Collected data:
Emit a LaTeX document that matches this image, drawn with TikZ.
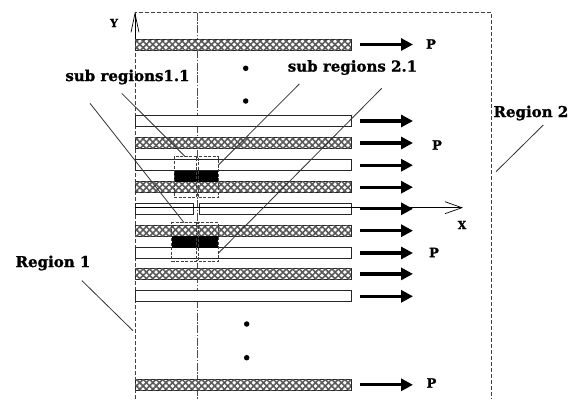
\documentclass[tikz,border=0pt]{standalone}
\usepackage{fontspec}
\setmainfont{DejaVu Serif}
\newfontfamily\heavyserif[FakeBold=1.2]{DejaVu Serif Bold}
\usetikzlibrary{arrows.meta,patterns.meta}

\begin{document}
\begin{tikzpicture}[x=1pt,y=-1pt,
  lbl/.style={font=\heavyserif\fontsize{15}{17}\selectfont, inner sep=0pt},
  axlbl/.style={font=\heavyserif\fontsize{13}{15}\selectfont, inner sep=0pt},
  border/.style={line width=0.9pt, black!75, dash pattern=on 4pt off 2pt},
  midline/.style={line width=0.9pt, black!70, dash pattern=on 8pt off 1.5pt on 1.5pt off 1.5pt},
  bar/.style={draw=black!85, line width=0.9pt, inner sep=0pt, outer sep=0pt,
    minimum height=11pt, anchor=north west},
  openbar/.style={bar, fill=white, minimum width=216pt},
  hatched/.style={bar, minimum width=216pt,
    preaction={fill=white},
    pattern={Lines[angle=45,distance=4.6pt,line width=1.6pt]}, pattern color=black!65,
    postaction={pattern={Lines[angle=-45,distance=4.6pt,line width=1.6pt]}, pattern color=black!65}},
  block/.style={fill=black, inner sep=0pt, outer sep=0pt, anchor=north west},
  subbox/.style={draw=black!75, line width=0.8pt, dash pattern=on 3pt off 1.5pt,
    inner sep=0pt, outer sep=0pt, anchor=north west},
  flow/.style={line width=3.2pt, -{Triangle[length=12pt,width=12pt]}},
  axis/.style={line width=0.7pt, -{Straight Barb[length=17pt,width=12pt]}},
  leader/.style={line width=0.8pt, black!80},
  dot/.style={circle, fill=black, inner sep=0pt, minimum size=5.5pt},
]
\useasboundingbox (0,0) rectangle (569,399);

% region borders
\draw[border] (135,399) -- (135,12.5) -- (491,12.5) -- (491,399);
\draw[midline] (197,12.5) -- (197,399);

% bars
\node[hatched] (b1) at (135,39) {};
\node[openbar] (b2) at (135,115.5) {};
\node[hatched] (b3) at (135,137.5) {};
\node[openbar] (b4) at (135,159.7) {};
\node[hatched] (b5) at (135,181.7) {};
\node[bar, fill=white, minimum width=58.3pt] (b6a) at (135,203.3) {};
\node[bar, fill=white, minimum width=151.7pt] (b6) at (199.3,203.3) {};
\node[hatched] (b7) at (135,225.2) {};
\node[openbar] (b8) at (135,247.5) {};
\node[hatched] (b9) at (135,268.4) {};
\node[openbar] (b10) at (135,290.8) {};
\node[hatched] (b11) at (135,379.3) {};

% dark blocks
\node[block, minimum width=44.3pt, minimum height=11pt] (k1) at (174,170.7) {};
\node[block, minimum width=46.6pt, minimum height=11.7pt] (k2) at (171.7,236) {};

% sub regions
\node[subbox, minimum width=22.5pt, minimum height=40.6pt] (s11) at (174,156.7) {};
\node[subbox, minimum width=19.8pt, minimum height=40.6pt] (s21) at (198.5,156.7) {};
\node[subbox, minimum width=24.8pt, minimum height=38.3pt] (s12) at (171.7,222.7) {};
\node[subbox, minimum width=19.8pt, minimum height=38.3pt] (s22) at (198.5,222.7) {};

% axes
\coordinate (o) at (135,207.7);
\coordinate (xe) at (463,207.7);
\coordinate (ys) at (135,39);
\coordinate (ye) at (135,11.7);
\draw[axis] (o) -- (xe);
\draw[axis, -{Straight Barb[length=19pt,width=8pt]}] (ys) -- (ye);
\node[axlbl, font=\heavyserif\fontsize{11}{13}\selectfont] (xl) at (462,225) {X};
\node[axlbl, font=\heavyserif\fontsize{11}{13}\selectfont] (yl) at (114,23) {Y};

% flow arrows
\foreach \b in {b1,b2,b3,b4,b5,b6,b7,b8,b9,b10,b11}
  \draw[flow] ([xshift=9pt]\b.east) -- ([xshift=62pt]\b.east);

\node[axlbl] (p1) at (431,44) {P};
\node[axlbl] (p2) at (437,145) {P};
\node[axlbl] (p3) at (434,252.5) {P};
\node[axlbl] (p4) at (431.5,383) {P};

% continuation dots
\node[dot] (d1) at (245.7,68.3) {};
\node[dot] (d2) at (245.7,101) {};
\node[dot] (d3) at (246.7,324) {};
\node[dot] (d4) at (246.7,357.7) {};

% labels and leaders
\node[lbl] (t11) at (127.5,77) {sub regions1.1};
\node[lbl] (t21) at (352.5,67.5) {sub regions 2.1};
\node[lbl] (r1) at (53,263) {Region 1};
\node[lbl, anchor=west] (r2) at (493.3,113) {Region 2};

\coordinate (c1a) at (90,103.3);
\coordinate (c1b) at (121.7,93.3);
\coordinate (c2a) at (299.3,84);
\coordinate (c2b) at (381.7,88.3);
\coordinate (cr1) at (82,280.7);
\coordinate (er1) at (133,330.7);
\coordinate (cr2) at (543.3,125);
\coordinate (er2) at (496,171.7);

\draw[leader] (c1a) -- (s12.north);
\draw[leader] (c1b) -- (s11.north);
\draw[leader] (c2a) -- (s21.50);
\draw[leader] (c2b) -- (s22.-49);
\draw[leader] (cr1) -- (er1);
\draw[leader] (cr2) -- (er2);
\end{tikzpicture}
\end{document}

Do this: In your copy of the listing above, reproduce each line exactly and omit all pictures.

Written response:
Emit a LaTeX document that matches this image, drawn with TikZ.
\documentclass[tikz,border=0pt]{standalone}
\usepackage{fontspec}
\setmainfont{DejaVu Serif}
\newfontfamily\heavyserif[FakeBold=1.2]{DejaVu Serif Bold}
\usetikzlibrary{arrows.meta,patterns.meta}

\begin{document}
\begin{tikzpicture}[x=1pt,y=-1pt,
  lbl/.style={font=\heavyserif\fontsize{15}{17}\selectfont, inner sep=0pt},
  axlbl/.style={font=\heavyserif\fontsize{13}{15}\selectfont, inner sep=0pt},
  border/.style={line width=0.9pt, black!75, dash pattern=on 4pt off 2pt},
  midline/.style={line width=0.9pt, black!70, dash pattern=on 8pt off 1.5pt on 1.5pt off 1.5pt},
  bar/.style={draw=black!85, line width=0.9pt, inner sep=0pt, outer sep=0pt,
    minimum height=11pt, anchor=north west},
  openbar/.style={bar, fill=white, minimum width=216pt},
  hatched/.style={bar, minimum width=216pt,
    preaction={fill=white},
    pattern={Lines[angle=45,distance=4.6pt,line width=1.6pt]}, pattern color=black!65,
    postaction={pattern={Lines[angle=-45,distance=4.6pt,line width=1.6pt]}, pattern color=black!65}},
  block/.style={fill=black, inner sep=0pt, outer sep=0pt, anchor=north west},
  subbox/.style={draw=black!75, line width=0.8pt, dash pattern=on 3pt off 1.5pt,
    inner sep=0pt, outer sep=0pt, anchor=north west},
  flow/.style={line width=3.2pt, -{Triangle[length=12pt,width=12pt]}},
  axis/.style={line width=0.7pt, -{Straight Barb[length=17pt,width=12pt]}},
  leader/.style={line width=0.8pt, black!80},
  dot/.style={circle, fill=black, inner sep=0pt, minimum size=5.5pt},
]
\useasboundingbox (0,0) rectangle (569,399);

% region borders
\draw[border] (135,399) -- (135,12.5) -- (491,12.5) -- (491,399);
\draw[midline] (197,12.5) -- (197,399);

% bars
\node[hatched] (b1) at (135,39) {};
\node[openbar] (b2) at (135,115.5) {};
\node[hatched] (b3) at (135,137.5) {};
\node[openbar] (b4) at (135,159.7) {};
\node[hatched] (b5) at (135,181.7) {};
\node[bar, fill=white, minimum width=58.3pt] (b6a) at (135,203.3) {};
\node[bar, fill=white, minimum width=151.7pt] (b6) at (199.3,203.3) {};
\node[hatched] (b7) at (135,225.2) {};
\node[openbar] (b8) at (135,247.5) {};
\node[hatched] (b9) at (135,268.4) {};
\node[openbar] (b10) at (135,290.8) {};
\node[hatched] (b11) at (135,379.3) {};

% dark blocks
\node[block, minimum width=44.3pt, minimum height=11pt] (k1) at (174,170.7) {};
\node[block, minimum width=46.6pt, minimum height=11.7pt] (k2) at (171.7,236) {};

% sub regions
\node[subbox, minimum width=22.5pt, minimum height=40.6pt] (s11) at (174,156.7) {};
\node[subbox, minimum width=19.8pt, minimum height=40.6pt] (s21) at (198.5,156.7) {};
\node[subbox, minimum width=24.8pt, minimum height=38.3pt] (s12) at (171.7,222.7) {};
\node[subbox, minimum width=19.8pt, minimum height=38.3pt] (s22) at (198.5,222.7) {};

% axes
\coordinate (o) at (135,207.7);
\coordinate (xe) at (463,207.7);
\coordinate (ys) at (135,39);
\coordinate (ye) at (135,11.7);
\draw[axis] (o) -- (xe);
\draw[axis, -{Straight Barb[length=19pt,width=8pt]}] (ys) -- (ye);
\node[axlbl, font=\heavyserif\fontsize{11}{13}\selectfont] (xl) at (462,225) {X};
\node[axlbl, font=\heavyserif\fontsize{11}{13}\selectfont] (yl) at (114,23) {Y};

% flow arrows
\foreach \b in {b1,b2,b3,b4,b5,b6,b7,b8,b9,b10,b11}
  \draw[flow] ([xshift=9pt]\b.east) -- ([xshift=62pt]\b.east);

\node[axlbl] (p1) at (431,44) {P};
\node[axlbl] (p2) at (437,145) {P};
\node[axlbl] (p3) at (434,252.5) {P};
\node[axlbl] (p4) at (431.5,383) {P};

% continuation dots
\node[dot] (d1) at (245.7,68.3) {};
\node[dot] (d2) at (245.7,101) {};
\node[dot] (d3) at (246.7,324) {};
\node[dot] (d4) at (246.7,357.7) {};

% labels and leaders
\node[lbl] (t11) at (127.5,77) {sub regions1.1};
\node[lbl] (t21) at (352.5,67.5) {sub regions 2.1};
\node[lbl] (r1) at (53,263) {Region 1};
\node[lbl, anchor=west] (r2) at (493.3,113) {Region 2};

\coordinate (c1a) at (90,103.3);
\coordinate (c1b) at (121.7,93.3);
\coordinate (c2a) at (299.3,84);
\coordinate (c2b) at (381.7,88.3);
\coordinate (cr1) at (82,280.7);
\coordinate (er1) at (133,330.7);
\coordinate (cr2) at (543.3,125);
\coordinate (er2) at (496,171.7);

\draw[leader] (c1a) -- (s12.north);
\draw[leader] (c1b) -- (s11.north);
\draw[leader] (c2a) -- (s21.50);
\draw[leader] (c2b) -- (s22.-49);
\draw[leader] (cr1) -- (er1);
\draw[leader] (cr2) -- (er2);
\end{tikzpicture}
\end{document}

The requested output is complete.